[Data items]
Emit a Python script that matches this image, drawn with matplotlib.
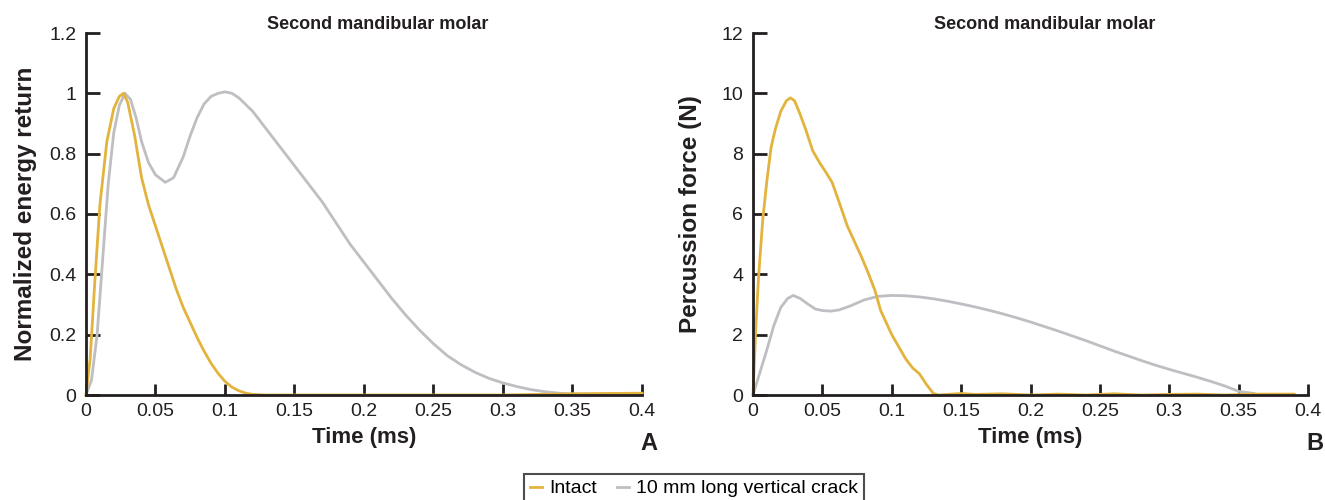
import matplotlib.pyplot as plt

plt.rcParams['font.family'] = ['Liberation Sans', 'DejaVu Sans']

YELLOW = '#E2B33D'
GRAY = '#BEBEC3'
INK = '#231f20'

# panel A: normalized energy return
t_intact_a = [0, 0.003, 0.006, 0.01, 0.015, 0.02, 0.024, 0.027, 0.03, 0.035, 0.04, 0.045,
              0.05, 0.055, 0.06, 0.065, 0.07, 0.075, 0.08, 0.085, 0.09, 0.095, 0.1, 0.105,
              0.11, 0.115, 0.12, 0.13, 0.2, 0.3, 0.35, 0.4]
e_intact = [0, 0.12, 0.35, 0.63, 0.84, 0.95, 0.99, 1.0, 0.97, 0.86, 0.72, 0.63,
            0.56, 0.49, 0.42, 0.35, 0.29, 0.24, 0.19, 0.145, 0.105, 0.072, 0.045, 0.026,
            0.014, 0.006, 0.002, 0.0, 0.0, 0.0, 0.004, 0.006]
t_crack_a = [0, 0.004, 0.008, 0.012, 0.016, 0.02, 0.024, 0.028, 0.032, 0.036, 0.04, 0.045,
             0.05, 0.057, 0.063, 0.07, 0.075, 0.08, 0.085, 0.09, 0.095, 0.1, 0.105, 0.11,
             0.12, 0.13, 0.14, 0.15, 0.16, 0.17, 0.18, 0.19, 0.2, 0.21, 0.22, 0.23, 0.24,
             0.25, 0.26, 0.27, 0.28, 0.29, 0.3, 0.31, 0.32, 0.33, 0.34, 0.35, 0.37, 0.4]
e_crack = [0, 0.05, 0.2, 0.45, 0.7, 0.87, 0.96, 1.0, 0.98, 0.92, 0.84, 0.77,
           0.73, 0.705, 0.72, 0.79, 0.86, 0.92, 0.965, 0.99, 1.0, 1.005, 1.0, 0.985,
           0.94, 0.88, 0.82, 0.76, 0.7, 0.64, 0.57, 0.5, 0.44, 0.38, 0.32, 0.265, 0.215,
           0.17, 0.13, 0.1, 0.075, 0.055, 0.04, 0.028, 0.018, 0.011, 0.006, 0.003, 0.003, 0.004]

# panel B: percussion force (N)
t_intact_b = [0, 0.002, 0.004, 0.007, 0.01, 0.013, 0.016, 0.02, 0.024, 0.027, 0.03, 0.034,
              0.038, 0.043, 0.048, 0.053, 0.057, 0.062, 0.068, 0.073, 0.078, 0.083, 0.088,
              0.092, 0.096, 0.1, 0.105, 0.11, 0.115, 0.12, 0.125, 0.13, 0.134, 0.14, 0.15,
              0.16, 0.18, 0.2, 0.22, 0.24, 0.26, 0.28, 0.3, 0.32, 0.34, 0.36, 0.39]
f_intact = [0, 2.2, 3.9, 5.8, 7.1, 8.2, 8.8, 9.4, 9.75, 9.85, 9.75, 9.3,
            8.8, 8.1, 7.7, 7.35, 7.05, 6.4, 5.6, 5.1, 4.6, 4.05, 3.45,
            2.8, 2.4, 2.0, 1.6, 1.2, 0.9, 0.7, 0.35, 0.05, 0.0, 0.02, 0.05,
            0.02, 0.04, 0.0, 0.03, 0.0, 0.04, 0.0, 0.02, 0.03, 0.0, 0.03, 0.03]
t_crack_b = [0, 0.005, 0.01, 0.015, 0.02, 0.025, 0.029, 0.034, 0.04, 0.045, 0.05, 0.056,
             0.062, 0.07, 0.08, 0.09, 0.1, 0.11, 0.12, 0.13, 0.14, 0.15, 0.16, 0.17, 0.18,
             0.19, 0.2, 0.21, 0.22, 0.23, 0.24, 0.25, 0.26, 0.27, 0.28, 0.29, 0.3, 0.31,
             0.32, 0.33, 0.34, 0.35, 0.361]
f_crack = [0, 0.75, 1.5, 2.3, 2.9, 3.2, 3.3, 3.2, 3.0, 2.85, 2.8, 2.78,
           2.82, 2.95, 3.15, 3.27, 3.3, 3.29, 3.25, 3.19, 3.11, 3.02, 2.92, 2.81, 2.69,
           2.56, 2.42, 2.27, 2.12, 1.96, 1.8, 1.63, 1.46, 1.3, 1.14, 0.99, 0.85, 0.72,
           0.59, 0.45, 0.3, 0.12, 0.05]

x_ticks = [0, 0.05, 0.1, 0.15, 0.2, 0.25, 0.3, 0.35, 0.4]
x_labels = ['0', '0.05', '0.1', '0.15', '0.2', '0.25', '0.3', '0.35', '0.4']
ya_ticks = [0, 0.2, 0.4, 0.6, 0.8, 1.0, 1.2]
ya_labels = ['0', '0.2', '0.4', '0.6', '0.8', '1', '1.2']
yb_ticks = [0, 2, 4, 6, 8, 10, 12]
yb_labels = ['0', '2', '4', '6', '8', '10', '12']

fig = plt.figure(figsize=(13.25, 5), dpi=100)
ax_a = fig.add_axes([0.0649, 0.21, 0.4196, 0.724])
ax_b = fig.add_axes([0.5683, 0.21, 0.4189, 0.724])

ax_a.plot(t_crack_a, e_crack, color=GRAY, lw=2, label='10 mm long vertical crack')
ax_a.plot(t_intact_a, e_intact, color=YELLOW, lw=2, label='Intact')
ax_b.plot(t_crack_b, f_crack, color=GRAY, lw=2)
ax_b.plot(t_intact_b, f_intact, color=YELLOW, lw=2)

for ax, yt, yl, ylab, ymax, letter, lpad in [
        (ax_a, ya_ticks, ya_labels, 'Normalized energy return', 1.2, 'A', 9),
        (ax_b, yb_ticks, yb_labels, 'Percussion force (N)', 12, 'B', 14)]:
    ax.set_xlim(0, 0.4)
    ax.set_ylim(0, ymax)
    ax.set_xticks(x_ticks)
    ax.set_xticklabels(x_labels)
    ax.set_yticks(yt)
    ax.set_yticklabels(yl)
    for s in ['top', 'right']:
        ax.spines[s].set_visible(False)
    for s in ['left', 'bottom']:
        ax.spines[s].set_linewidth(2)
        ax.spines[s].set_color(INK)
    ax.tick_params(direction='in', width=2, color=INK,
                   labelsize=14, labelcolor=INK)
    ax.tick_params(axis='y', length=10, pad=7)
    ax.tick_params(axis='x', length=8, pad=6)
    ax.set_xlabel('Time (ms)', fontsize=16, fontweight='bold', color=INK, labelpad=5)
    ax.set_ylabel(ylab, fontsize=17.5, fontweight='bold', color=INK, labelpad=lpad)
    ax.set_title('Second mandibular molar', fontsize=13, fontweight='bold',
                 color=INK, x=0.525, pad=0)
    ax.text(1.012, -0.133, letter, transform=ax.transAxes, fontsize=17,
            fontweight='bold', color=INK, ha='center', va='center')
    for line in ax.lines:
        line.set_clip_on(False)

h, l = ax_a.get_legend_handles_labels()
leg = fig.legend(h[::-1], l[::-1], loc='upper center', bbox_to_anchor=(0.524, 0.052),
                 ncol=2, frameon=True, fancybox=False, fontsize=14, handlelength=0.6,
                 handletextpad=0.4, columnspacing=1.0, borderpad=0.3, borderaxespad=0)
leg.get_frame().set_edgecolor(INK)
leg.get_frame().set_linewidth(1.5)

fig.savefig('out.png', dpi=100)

---

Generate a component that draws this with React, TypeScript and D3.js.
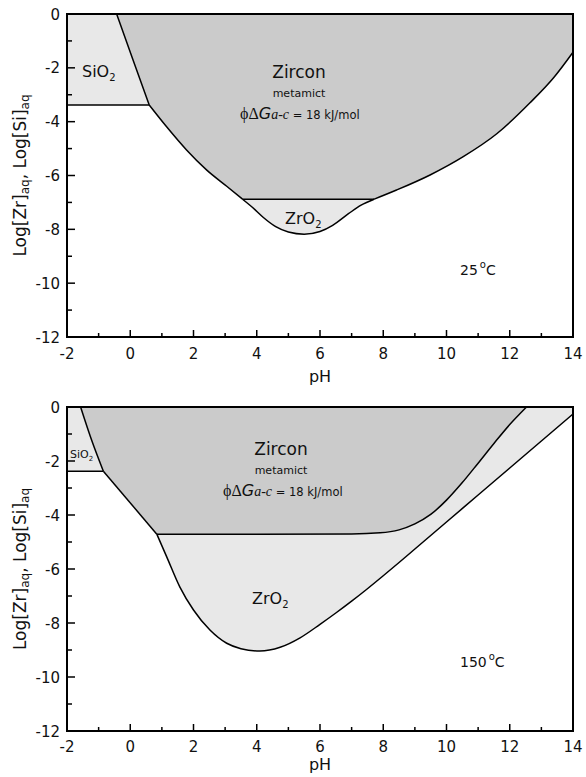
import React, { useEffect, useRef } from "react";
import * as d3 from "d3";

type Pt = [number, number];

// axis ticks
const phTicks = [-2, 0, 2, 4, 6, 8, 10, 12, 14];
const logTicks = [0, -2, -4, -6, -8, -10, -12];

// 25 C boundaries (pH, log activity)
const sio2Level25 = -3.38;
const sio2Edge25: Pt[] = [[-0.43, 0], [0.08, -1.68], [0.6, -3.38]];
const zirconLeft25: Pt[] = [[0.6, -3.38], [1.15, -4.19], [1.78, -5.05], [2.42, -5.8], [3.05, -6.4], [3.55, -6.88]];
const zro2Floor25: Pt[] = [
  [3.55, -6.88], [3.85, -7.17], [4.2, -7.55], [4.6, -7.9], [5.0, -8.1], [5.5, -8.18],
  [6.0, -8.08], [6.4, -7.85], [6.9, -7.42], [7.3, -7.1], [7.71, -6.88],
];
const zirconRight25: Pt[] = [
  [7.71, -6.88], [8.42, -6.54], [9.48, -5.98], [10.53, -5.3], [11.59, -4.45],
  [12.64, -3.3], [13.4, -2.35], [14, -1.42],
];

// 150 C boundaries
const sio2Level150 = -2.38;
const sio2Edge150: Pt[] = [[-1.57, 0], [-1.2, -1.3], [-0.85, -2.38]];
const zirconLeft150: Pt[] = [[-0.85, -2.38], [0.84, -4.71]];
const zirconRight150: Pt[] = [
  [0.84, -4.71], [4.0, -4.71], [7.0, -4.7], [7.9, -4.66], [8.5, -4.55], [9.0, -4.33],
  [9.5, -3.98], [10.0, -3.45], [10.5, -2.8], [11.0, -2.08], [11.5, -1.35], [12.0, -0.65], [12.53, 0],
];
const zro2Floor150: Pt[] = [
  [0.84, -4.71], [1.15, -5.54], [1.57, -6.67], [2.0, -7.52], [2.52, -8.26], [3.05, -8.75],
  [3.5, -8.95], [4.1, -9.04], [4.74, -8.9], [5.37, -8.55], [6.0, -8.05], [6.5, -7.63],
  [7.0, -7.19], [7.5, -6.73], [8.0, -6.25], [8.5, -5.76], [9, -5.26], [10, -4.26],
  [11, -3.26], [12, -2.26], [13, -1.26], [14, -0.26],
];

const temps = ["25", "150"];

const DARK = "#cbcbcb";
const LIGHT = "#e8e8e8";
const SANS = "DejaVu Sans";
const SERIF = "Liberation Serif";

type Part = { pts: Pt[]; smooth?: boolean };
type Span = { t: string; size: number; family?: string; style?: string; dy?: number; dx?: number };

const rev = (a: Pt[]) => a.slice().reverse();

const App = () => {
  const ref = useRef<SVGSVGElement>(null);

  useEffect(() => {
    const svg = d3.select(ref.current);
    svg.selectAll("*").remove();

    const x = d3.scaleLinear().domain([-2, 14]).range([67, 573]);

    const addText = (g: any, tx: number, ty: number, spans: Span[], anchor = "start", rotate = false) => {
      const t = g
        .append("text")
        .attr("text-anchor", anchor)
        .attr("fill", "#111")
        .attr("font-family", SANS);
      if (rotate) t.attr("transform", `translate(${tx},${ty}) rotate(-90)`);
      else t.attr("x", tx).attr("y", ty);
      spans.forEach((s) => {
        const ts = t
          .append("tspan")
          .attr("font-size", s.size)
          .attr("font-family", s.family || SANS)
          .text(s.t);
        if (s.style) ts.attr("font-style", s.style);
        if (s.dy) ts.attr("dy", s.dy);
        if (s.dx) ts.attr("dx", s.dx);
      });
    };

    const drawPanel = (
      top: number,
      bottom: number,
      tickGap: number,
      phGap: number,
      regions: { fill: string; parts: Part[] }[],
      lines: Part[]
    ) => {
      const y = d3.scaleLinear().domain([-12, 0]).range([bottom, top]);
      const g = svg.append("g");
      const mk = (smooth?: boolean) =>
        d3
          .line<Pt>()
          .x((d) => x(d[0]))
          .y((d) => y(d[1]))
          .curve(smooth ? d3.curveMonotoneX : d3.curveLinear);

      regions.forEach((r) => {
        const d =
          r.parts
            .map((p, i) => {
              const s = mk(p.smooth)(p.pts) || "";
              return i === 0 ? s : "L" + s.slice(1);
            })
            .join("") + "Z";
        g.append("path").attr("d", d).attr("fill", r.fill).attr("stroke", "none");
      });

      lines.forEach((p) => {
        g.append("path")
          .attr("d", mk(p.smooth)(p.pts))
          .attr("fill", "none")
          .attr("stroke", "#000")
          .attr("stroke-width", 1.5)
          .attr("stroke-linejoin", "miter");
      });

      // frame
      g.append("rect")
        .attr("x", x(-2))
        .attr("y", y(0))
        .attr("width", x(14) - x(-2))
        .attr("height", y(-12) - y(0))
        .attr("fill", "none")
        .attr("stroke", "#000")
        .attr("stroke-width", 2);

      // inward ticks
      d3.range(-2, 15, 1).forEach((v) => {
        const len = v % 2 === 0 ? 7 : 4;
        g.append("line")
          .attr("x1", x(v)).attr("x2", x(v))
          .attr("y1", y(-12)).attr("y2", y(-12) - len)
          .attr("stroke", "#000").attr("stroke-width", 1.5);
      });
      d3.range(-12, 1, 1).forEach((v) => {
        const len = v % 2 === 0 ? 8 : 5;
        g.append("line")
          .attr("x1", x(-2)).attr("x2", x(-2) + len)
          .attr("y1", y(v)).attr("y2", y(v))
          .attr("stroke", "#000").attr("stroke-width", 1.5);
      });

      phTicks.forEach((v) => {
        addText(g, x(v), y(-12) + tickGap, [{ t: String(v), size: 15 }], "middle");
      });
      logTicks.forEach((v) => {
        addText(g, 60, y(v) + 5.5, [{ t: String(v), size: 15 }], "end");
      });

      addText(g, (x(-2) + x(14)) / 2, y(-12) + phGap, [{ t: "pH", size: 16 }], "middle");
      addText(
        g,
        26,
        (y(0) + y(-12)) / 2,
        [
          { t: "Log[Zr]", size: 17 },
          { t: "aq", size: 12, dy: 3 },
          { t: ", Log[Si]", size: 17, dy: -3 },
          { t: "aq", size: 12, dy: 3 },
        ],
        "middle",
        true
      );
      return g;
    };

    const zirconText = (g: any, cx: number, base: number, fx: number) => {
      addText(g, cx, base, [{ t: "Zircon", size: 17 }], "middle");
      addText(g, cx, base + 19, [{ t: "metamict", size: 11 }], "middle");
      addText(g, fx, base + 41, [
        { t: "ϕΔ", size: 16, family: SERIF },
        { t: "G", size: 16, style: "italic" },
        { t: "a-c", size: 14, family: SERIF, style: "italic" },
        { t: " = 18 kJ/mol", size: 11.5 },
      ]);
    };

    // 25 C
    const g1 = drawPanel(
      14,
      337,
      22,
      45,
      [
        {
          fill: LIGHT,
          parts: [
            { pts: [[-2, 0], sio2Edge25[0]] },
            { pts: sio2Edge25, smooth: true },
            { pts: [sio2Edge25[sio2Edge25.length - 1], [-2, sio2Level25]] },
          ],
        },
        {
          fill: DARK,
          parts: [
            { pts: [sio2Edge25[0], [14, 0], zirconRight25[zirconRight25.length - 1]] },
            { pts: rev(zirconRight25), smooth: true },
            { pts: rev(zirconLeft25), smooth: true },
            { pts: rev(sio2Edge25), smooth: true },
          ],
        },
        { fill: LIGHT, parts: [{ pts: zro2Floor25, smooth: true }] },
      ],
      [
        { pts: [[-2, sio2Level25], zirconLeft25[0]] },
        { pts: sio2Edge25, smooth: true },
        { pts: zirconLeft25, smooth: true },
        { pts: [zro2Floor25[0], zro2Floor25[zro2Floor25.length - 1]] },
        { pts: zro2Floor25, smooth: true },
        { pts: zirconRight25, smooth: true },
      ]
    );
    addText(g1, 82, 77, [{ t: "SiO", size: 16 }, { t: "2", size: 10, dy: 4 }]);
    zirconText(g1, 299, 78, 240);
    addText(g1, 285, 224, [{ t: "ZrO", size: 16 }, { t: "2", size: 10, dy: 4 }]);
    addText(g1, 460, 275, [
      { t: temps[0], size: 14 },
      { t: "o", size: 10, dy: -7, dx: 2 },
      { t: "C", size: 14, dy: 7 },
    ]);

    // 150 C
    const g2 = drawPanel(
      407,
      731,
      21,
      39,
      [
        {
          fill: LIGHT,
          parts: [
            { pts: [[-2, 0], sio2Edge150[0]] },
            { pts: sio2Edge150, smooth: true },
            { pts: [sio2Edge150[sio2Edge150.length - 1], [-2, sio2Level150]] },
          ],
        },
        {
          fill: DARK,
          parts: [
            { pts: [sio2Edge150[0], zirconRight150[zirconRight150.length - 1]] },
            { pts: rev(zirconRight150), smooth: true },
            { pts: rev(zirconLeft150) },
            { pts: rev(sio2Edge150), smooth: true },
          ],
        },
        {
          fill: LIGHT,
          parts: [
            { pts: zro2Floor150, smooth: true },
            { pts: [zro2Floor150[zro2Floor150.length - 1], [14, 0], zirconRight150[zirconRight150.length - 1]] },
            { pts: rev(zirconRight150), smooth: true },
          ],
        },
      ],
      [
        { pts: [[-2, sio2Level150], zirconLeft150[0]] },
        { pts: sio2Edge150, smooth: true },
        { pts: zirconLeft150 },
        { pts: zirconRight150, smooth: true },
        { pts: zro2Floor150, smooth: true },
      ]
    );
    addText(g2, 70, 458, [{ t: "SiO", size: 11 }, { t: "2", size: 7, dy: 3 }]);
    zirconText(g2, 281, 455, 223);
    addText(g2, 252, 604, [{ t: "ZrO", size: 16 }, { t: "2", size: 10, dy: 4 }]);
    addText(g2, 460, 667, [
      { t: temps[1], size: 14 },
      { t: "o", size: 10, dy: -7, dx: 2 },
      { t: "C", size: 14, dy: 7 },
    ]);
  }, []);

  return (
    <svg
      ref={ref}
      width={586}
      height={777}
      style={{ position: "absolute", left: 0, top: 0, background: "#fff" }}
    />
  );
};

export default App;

- _Given exercise_
Reproduce, starting at the line containing "Emit a Python" and stopping after the line containing "INK = '#231f20'", each of those lines exactly and no others; leave pictures out.

- _Exercise response_
Emit a Python script that matches this image, drawn with matplotlib.
import matplotlib.pyplot as plt

plt.rcParams['font.family'] = ['Liberation Sans', 'DejaVu Sans']

YELLOW = '#E2B33D'
GRAY = '#BEBEC3'
INK = '#231f20'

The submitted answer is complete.